The overriding message portrayed is to not undertake a director role without thoughtful consideration, and to always familiarise yourself with your duties. You can ensure this by making sure you have access to all the information you need to assess and make proper decisions and, if you need to, seek advice from colleagues, professionals and experts where you need it.

A Common Misconception?
Whether you are a director of a large organisation or a newly formed small family run business, it is essential to be fully aware and compliant of your responsibilities as a company director. Failure to do so could mean that you are in serious breach of the law, and you risk running in to profound consequences which could affect both you and your company.

One of the major errors of judgement that can befall directors is that the duties relating to company directors would still apply even if you have not been officially appointed with Companies House. The general misconception that an official appointment hasn’t taken place will not exclude you from the consequences which may befall an official director, and thus, you face the same legal obligations that would be beset upon officially appointed directors.  Similarly, if you are an individual who gives directions or instructions to company directors, and those orders are carried out based on your directions or instructions, you would be deemed a shadow director or de facto director, enabling all duties to apply to yourself.

The Duties
So, what exactly are these duties which befall a director, shadow director or de facto director? Well, the Companies Act 2006 identifies seven fundamental statutory duties that must be complied with.

  • To act within powers.
  • To promote the success of the company.
  • To exercise reasonable care, skill and judgement.
  • To avoid conflicts of interest.
  • Not to accept benefits from third parties.
  • To declare an interest in a proposed transaction or arrangement.

In summary, you as a director must act in accordance with your company’s constitution and your actions should never favour any shareholder. They must always, benefit the company’s members as a whole and there should never be any internal or external pressure to vote in a certain way at a board meeting. Similarly, being incompetent or negligent in any way would be classified as being in breach of your duties.

One area of major concern for Insolvency Practitioners is that there have been many cases where a director has had an indirect or direct conflict of interest with the company. An example of this could be that the director or acting director has other shares in a competing business which ultimately would be deemed as totally unacceptable. Equally concerning, is the number of cases where directors are offered incentives from third parties. This includes bribes but may also include benefits from being a director, shareholder, employee or advisor to a competing company.

Finally, you must declare the nature and extent of any interest you have in a proposed transaction or arrangement to the board of directors whether or not they are directly or indirectly interested in it.

In addition to all of the above, there are also equitable and fiduciary duties owed by a director to the company including:

  • A duty of confidence.
  • A duty of good faith and loyalty.
  • A duty to act in the best interests of the company.
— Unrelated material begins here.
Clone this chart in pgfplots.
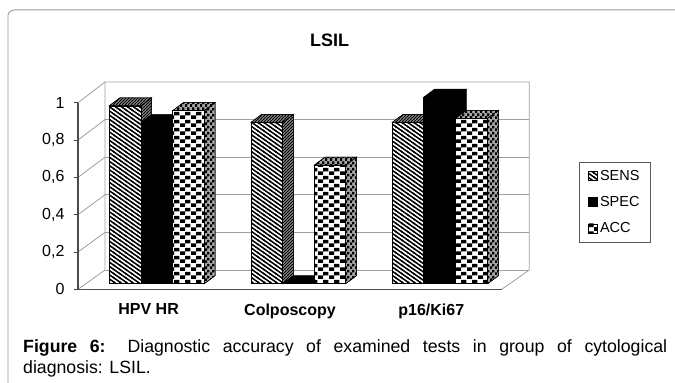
\documentclass[border=0pt]{standalone}
\usepackage{pgfplots}
\pgfplotsset{compat=1.18}
\usepackage{fontspec}
\setmainfont{Liberation Sans}
\usetikzlibrary{patterns}
\definecolor{wall}{gray}{0.62}
\definecolor{frameg}{gray}{0.6}
\definecolor{side}{gray}{0.65}
\definecolor{topc}{gray}{0.65}
\pgfdeclarepatternformonly{stripes}{\pgfqpoint{-1pt}{-1pt}}{\pgfqpoint{7pt}{5.2pt}}{\pgfqpoint{6pt}{4.2pt}}{%
  \pgfsetlinewidth{1.5pt}%
  \pgfpathmoveto{\pgfqpoint{-1pt}{4.9pt}}\pgfpathlineto{\pgfqpoint{7pt}{-0.7pt}}\pgfusepath{stroke}}
\pgfdeclarepatternformonly{stripesb}{\pgfqpoint{-1pt}{-1pt}}{\pgfqpoint{4pt}{4pt}}{\pgfqpoint{3pt}{3pt}}{%
  \pgfsetlinewidth{0.9pt}%
  \pgfpathmoveto{\pgfqpoint{-1pt}{-1pt}}\pgfpathlineto{\pgfqpoint{4pt}{4pt}}\pgfusepath{stroke}}
\pgfdeclarepatternformonly{checks}{\pgfpointorigin}{\pgfqpoint{10.6pt}{8pt}}{\pgfqpoint{10.6pt}{8pt}}{%
  \pgfpathrectangle{\pgfpointorigin}{\pgfqpoint{5.3pt}{4pt}}%
  \pgfpathrectangle{\pgfqpoint{5.3pt}{4pt}}{\pgfqpoint{5.3pt}{4pt}}\pgfusepath{fill}}
\pgfdeclarepatternformonly{checksb}{\pgfpointorigin}{\pgfqpoint{5pt}{6pt}}{\pgfqpoint{5pt}{6pt}}{%
  \pgfpathrectangle{\pgfpointorigin}{\pgfqpoint{2.5pt}{3pt}}%
  \pgfpathrectangle{\pgfqpoint{2.5pt}{3pt}}{\pgfqpoint{2.5pt}{3pt}}\pgfusepath{fill}}
% depth of the bars: 10.7 px across, 8 px up (8/186.5 of a unit)
\newcommand{\threedbar}[6]{% x0, x1, value, front style, side style, top style
  \pgfmathsetmacro{\xr}{#2+10.7}\pgfmathsetmacro{\xl}{#1+10.7}
  \pgfmathsetmacro{\yt}{#3+0.0429}
  \addplot[forget plot,draw=black,line width=0.5pt,#5] coordinates {(#2,0) (\xr,0.0429) (\xr,\yt) (#2,#3)} --cycle;
  \addplot[forget plot,draw=black,line width=0.5pt,#6] coordinates {(#1,#3) (#2,#3) (\xr,\yt) (\xl,\yt)} --cycle;
  \addplot[forget plot,draw=black,line width=0.5pt,#4] coordinates {(#1,0) (#2,0) (#2,#3) (#1,#3)} --cycle;
}
\tikzset{
  Sf/.style={fill=white,postaction={pattern=stripes}},
  Ss/.style={fill=side,postaction={pattern=stripesb}},
  St/.style={fill=topc,postaction={pattern=stripesb}},
  Bf/.style={fill=black},
  Cf/.style={fill=white,postaction={pattern=checks}},
  Cs/.style={fill=side,postaction={pattern=checksb}},
  Ct/.style={fill=topc,postaction={pattern=checksb}},
}
\begin{document}
\begin{tikzpicture}[x=1pt,y=1pt]
\path[use as bounding box] (0,0) rectangle (675,383);
\begin{axis}[
  at={(0pt,0pt)},anchor=south west,
  width=675pt,height=383pt,scale only axis,hide axis,clip=false,
  xmin=0,xmax=675,ymin=-0.5324,ymax=1.5212,
  legend cell align=left,
  legend style={at={(axis cs:579,0.653)},anchor=north west,draw=black!65,line width=0.7pt,
    font=\fontsize{14.5}{16}\selectfont,inner xsep=9pt,inner ysep=6pt,
    /tikz/every even column/.style={column sep=3pt},
    row sep=10.5pt},
]
% outer frame of the page panel: top and left rules only
\addplot[forget plot,frameg,line width=0.9pt] coordinates {(8,-0.5324) (8,1.4400) (9,1.4540) (11,1.4625) (14,1.4680) (675,1.4680)};
% back wall and floor
\addplot[forget plot,wall,line width=0.8pt] coordinates {(105,0.0735)(105,1.0815)(529.3,1.0815)(529.3,0.0735)(501.7,-0.0300)};
\addplot[forget plot,wall,line width=0.8pt] coordinates {(105,0.0735)(529.3,0.0735)};
\addplot[forget plot,wall,line width=0.8pt] coordinates {(105,0.2751)(529.3,0.2751)};
\addplot[forget plot,wall,line width=0.8pt] coordinates {(105,0.4767)(529.3,0.4767)};
\addplot[forget plot,wall,line width=0.8pt] coordinates {(105,0.6783)(529.3,0.6783)};
\addplot[forget plot,wall,line width=0.8pt] coordinates {(105,0.8799)(529.3,0.8799)};
% left wall
\addplot[forget plot,wall,line width=0.8pt] coordinates {(78,-0.0300)(105,0.0735)};
\addplot[forget plot,wall,line width=0.8pt] coordinates {(78,0.1700)(105,0.2751)};
\addplot[forget plot,wall,line width=0.8pt] coordinates {(78,0.3700)(105,0.4767)};
\addplot[forget plot,wall,line width=0.8pt] coordinates {(78,0.5700)(105,0.6783)};
\addplot[forget plot,wall,line width=0.8pt] coordinates {(78,0.7700)(105,0.8799)};
\addplot[forget plot,wall,line width=0.8pt] coordinates {(78,0.9700)(105,1.0815)};
% bars: HPV HR
\threedbar{109.3}{141}{0.954}{Sf}{Ss}{St}
\threedbar{141}{172.7}{0.865}{Bf}{Bf}{Bf}
\threedbar{172.7}{204.3}{0.928}{Cf}{Cs}{Ct}
% bars: Colposcopy
\threedbar{251}{282.7}{0.865}{Sf}{Ss}{St}
\threedbar{282.7}{314.3}{0.0}{Bf}{Bf}{Bf}
\threedbar{314.3}{345.7}{0.636}{Cf}{Cs}{Ct}
% bars: p16/Ki67
\threedbar{392.3}{423.7}{0.865}{Sf}{Ss}{St}
\threedbar{423.7}{455.7}{1.0}{Bf}{Bf}{Bf}
\threedbar{455.7}{487.7}{0.887}{Cf}{Cs}{Ct}
% legend
\addlegendimage{legend image code/.code={\path[draw=black,line width=0.5pt,fill=white,postaction={pattern=stripes}] (0pt,-4.5pt) rectangle (9pt,4.5pt);}}
\addlegendentry{SENS}
\addlegendimage{legend image code/.code={\path[draw=black,fill=black] (0pt,-4.5pt) rectangle (9pt,4.5pt);}}
\addlegendentry{SPEC}
\addlegendimage{legend image code/.code={\path[draw=black,line width=0.5pt,fill=white,postaction={pattern=checks}] (0pt,-4.5pt) rectangle (9pt,4.5pt);}}
\addlegendentry{ACC}
% title and caption
\node[font=\fontsize{18}{20}\selectfont\bfseries] at (axis cs:329.5,1.3067) {LSIL};
\node[anchor=north west,inner sep=0pt,text width=644pt,align=justify,font=\fontsize{17.7}{21.5}\selectfont] at (axis cs:23,-0.2980) {\textbf{Figure 6:} Diagnostic accuracy of examined tests in group of cytological\linebreak diagnosis: LSIL.};
\end{axis}
\begin{axis}[
  at={(78pt,93.7pt)},anchor=south west,
  width=423.7pt,height=186.6pt,scale only axis,clip=false,
  xmin=78,xmax=501.7,ymin=0,ymax=1,
  axis x line*=bottom,axis y line*=left,
  axis line style={black!70,line width=1.3pt,-},
  xtick={148.6,290,431.3},
  xticklabels={HPV HR,Colposcopy,p16/Ki67},
  major x tick style={draw=none},
  extra x ticks={78,219.3,361,501.7},
  extra x tick labels={},
  extra x tick style={tick style={black!75,line width=0.8pt,draw=black!75},major tick length=5pt,tickwidth=5pt},
  x tick label style={font=\fontsize{16}{16}\selectfont\bfseries,yshift=-7pt},
  ytick={0,0.2,0.4,0.6,0.8,1},
  yticklabels={0,{0,2},{0,4},{0,6},{0,8},1},
  y tick label style={font=\fontsize{16}{16}\selectfont,xshift=-6pt},
  y tick style={black!75,line width=0.8pt},
  tick align=outside,
  major tick length=4pt,
]
\addplot[draw=none,forget plot] coordinates {(78,0)};
\end{axis}
\end{tikzpicture}
\end{document}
The Consequences –  A slap on the wrist, a hefty fine, criminal conviction or even a jail sentence.
Do you want to spend some time behind bars? I thought not. But this is exactly what could happen in the most serious of cases. By understanding the profound consequences that befall any breach, it should act as a warning beacon to any potential neglect towards general directors’ duties.  
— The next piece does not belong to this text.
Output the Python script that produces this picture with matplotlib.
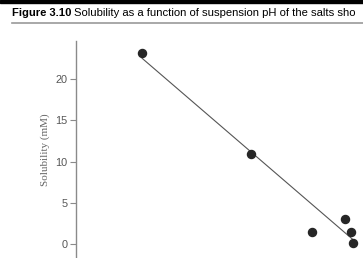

The main concern for directors is the financial implications which they can be hit by. Again, there is a misconception that if you are in breach of duties and are operating on behalf of the company, then it wouldn’t necessarily affect you personally. This is far from the truth, and if you are found to have committed a breach of duty which costs the company, you could be personally liable to have a claim made against you.  To make this even worse, some breaches could even carry criminal sanctions – which explains the jail reference earlier.
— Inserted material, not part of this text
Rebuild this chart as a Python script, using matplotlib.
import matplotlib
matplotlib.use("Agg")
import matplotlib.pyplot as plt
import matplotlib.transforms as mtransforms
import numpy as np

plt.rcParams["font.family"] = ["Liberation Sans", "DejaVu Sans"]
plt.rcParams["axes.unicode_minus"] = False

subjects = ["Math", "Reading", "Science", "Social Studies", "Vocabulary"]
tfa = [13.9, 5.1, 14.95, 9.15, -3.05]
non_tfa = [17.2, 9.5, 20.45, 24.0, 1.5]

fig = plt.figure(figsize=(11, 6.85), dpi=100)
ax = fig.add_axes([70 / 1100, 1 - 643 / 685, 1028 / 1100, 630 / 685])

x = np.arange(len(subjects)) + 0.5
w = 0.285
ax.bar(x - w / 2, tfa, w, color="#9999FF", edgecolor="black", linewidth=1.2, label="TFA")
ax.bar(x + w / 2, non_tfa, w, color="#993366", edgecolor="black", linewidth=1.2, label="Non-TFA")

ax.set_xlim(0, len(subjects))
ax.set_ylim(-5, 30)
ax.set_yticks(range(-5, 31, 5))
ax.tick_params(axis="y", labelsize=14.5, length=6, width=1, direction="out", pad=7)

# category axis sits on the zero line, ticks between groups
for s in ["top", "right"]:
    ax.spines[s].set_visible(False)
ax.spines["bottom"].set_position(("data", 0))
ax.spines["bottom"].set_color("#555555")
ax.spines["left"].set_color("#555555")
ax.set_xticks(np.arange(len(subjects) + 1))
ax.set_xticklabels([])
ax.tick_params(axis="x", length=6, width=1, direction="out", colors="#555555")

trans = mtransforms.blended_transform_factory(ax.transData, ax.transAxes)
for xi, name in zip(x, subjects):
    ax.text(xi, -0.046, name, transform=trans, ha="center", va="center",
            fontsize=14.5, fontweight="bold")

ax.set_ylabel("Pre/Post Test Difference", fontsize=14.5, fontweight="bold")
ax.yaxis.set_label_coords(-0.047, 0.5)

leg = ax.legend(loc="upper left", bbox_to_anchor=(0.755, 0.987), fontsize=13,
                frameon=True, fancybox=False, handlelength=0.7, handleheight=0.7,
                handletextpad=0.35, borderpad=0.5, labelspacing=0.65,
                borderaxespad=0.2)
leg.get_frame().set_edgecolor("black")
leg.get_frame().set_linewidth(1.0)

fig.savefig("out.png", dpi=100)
Another important aspect to consider is that money cannot buy you out of every breach. Losing your ability to act as a company director could also be imposed – which could last as long as 15 years.

The clear message we are stressing is to be fully aware and compliant with your duties as a director, not to neglect them and to ensure you have access to all the information you need in order to assess and make proper decisions. Should you be in any doubt, seek professional advice and don’t allow yourself to fall foul of company breaches as the repercussions on you could be devastating.